** Start Dataset extract **

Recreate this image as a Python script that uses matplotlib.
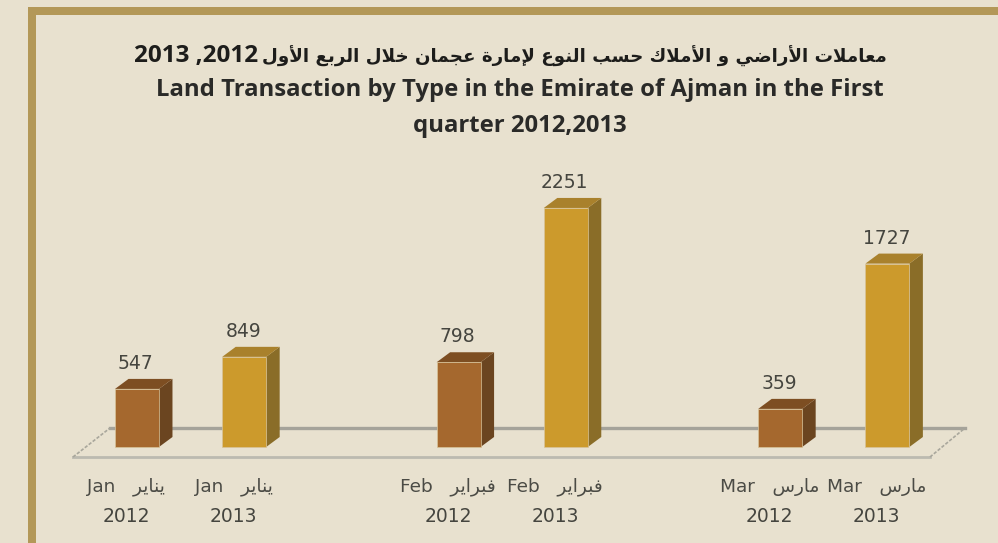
import matplotlib
matplotlib.use('Agg')
import matplotlib.pyplot as plt
from matplotlib.patches import Polygon, Rectangle

months = ['Jan', 'Jan', 'Feb', 'Feb', 'Mar', 'Mar']
months_ar = ['يناير', 'يناير', 'فبراير', 'فبراير', 'مارس', 'مارس']
years = ['2012', '2013', '2012', '2013', '2012', '2013']
slots = [0, 1, 3, 4, 6, 7]
values = [547, 849, 798, 2251, 359, 1727]
title_ar = 'معاملات الأراضي و الأملاك حسب النوع لإمارة عجمان خلال الربع الأول'
title_years = '2013 ,2012'
title_en = ['Land Transaction by Type in the Emirate of Ajman in the First',
            'quarter 2012,2013']

# isolated, final, initial, medial
forms = {
    'ا': 'ﺍﺎ', 'أ': 'ﺃﺄ', 'إ': 'ﺇﺈ', 'ر': 'ﺭﺮ', 'و': 'ﻭﻮ', 'ة': 'ﺓﺔ',
    'ب': 'ﺏﺐﺑﺒ', 'ت': 'ﺕﺖﺗﺘ', 'ج': 'ﺝﺞﺟﺠ', 'ح': 'ﺡﺢﺣﺤ', 'خ': 'ﺥﺦﺧﺨ',
    'س': 'ﺱﺲﺳﺴ', 'ض': 'ﺽﺾﺿﻀ', 'ع': 'ﻉﻊﻋﻌ', 'ف': 'ﻑﻒﻓﻔ', 'ك': 'ﻙﻚﻛﻜ',
    'ل': 'ﻝﻞﻟﻠ', 'م': 'ﻡﻢﻣﻤ', 'ن': 'ﻥﻦﻧﻨ', 'ي': 'ﻱﻲﻳﻴ',
}
lam_alef = {'ا': 'ﻻﻼ', 'أ': 'ﻷﻸ', 'إ': 'ﻹﻺ'}


def shape(word):
    # matplotlib does no arabic shaping, so pick the forms and reverse
    out = []
    i = 0
    joined = False
    while i < len(word):
        c = word[i]
        if c == ' ':
            out.append(c)
            joined = False
            i += 1
            continue
        if c == 'ل' and i + 1 < len(word) and word[i + 1] in lam_alef:
            out.append(lam_alef[word[i + 1]][1 if joined else 0])
            joined = False
            i += 2
            continue
        f = forms[c]
        next_ok = len(f) == 4 and i + 1 < len(word) and word[i + 1] != ' '
        if joined and next_ok:
            out.append(f[3])
        elif joined:
            out.append(f[1])
        elif next_ok:
            out.append(f[2])
        else:
            out.append(f[0])
        joined = next_ok
        i += 1
    return ''.join(out[::-1])


bg = '#e8e1cf'
frame = '#b39858'
W, H = 998, 543
px_x = 107.2
px_y = 0.1062
x0, y0 = 137, 447

fig = plt.figure(figsize=(W / 100, H / 100), dpi=100, facecolor=bg)
ax = fig.add_axes([0, 0, 1, 1])
ax.set_xlim(-x0 / px_x, (W - x0) / px_x)
ax.set_ylim((y0 - H) / px_y, y0 / px_y)
ax.axis('off')

# frame, in figure pixels
for r in [(28, H - 543, 8, 528), (28, H - 15, W - 28, 8)]:
    fig.patches.append(Rectangle((r[0], r[1]), r[2], r[3], transform=None,
                                 facecolor=frame, edgecolor='none', figure=fig))


def sx(p):
    return (p - x0) / px_x


def sy(p):
    return (y0 - p) / px_y


# floor
ax.plot([sx(73), sx(930)], [sy(457), sy(457)], color='#bcbab0', lw=2, zorder=1)
ax.plot([sx(110), sx(965)], [sy(428), sy(428)], color='#a5a39a', lw=2.4, zorder=1)
ax.plot([sx(73), sx(110)], [sy(457), sy(428)], color='#a9a79c', lw=1.2, ls=(0, (2, 1)), zorder=1)
ax.plot([sx(930), sx(965)], [sy(457), sy(428)], color='#a9a79c', lw=1.2, ls=(0, (2, 1)), zorder=1)

width = 0.41
dx = 13.5 / px_x
dy = 10 / px_y
colours = [('#a5682e', '#6b4520', '#7d4e22'), ('#cc9a2c', '#8a6d28', '#a9812c')]

for i, (s, v) in enumerate(zip(slots, values)):
    front, side, top = colours[i % 2]
    l, r = s - width / 2, s + width / 2
    ax.bar(s, v, width, color=front, edgecolor='#d8c49a', linewidth=0.5, zorder=3)
    ax.add_patch(Polygon([(r, 0), (r + dx, dy), (r + dx, v + dy), (r, v)],
                         facecolor=side, edgecolor='none', zorder=2))
    ax.add_patch(Polygon([(l, v), (l + dx, v + dy), (r + dx, v + dy), (r, v)],
                         facecolor=top, edgecolor='none', zorder=2))
    ax.text(s - 0.01, v + dy + 55, str(v), ha='center', va='bottom', fontsize=13.5,
            color='#45453f', family='DejaVu Sans')
    ax.text(s - 0.1, sy(487), months[i] + '   ' + shape(months_ar[i]), ha='center',
            va='center', fontsize=13.3, color='#4b4b45', family='DejaVu Sans')
    ax.text(s - 0.1, sy(516), years[i], ha='center', va='center', fontsize=13.5,
            color='#45453f', family='DejaVu Sans')

# title
ax.text(sx(258), sy(56), title_years, ha='right', va='center', fontsize=17.5,
        fontweight='bold', color='#1d1d1b', family='Open Sans')
ax.text(sx(887), sy(56), shape(title_ar), ha='right', va='center',
        fontsize=13.15, fontweight='bold', color='#1d1d1b', family='DejaVu Sans')
ax.text(sx(519.5), sy(90), title_en[0], ha='center', va='center', fontsize=17.2,
        fontweight='bold', color='#2a2a28', family='Open Sans')
ax.text(sx(519.5), sy(126), title_en[1], ha='center', va='center', fontsize=17.2,
        fontweight='bold', color='#2a2a28', family='Open Sans')

fig.savefig('out.png', dpi=100, facecolor=bg)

** End Dataset extract **

## Do this
Go through the preceding material and copy each line that has the word "matplotlib".

## Task response
Recreate this image as a Python script that uses matplotlib.
import matplotlib
matplotlib.use('Agg')
import matplotlib.pyplot as plt
from matplotlib.patches import Polygon, Rectangle
    # matplotlib does no arabic shaping, so pick the forms and reverse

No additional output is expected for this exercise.